How to say yes when our minds shout no
Friend, I would love to tell you stepping out in faith, and saying “yes” to the calling God has for you, will be easy. But I would be lying a big ugly lie. It is not always easy. How do we say yes in spite of ourselves and our doubts?
- Be grounded in Truth. The more time we spend in Scripture, the more we will know God’s faithfulness. His promises are always kept, and He is always faithful. We can trust Him completely, even in the unknown.
- Seek wise counsel. Not all good advice is godly advice. When facing a decision, having a mature Christian friend to walk with us through the decision making process can be valuable. Keep in mind, even wise spiritual mentors can be wrong. But, having them pray for you is always a good idea.

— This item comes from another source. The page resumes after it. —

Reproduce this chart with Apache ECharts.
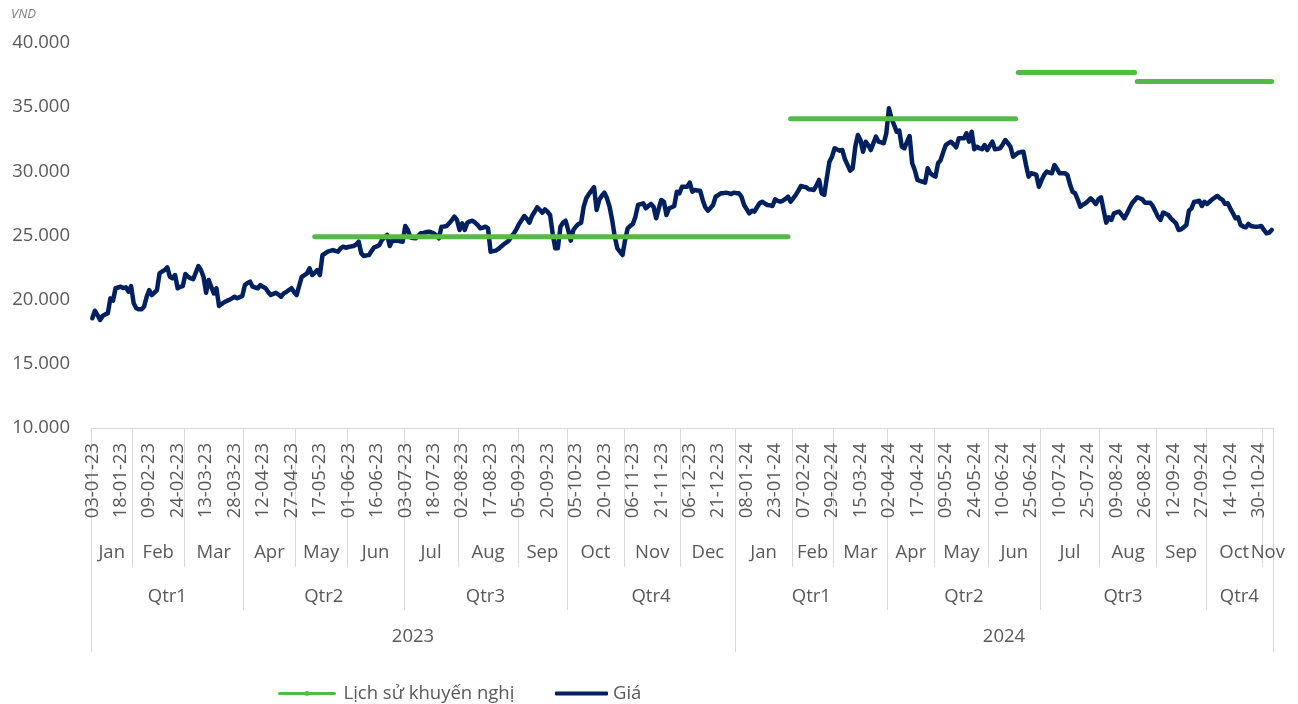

- Remember what He has done. As I have discovered what God’s calling for me is, I have encountered a multitude of doubts and fears. At these times, I have to step back, take a deep breath, and remember times God has shown up in my life. Remembering times He has been faithful, times He moved mountains on my behalf, reminds me I can trust Him. These moments of remembrance lead to moments of rejoicing. Rejoicing in who He is builds my faith, and spurs me into an attitude of “Yes, Lord, let it be as you have said!”
Have you been hesitating to speak your “yes” to the Father? I want to encourage you, friend. The One who is calling you, who is asking you to lay your own plans down in order to take up His, is faithful. You can trust Him to lead you, to guide you. No, you will not escape hard circumstances. But the blessing of obedience far outweighs any sacrifice we may make. As you celebrate Christmas, consider the burden of Mary’s “yes,” then begin to speak your own.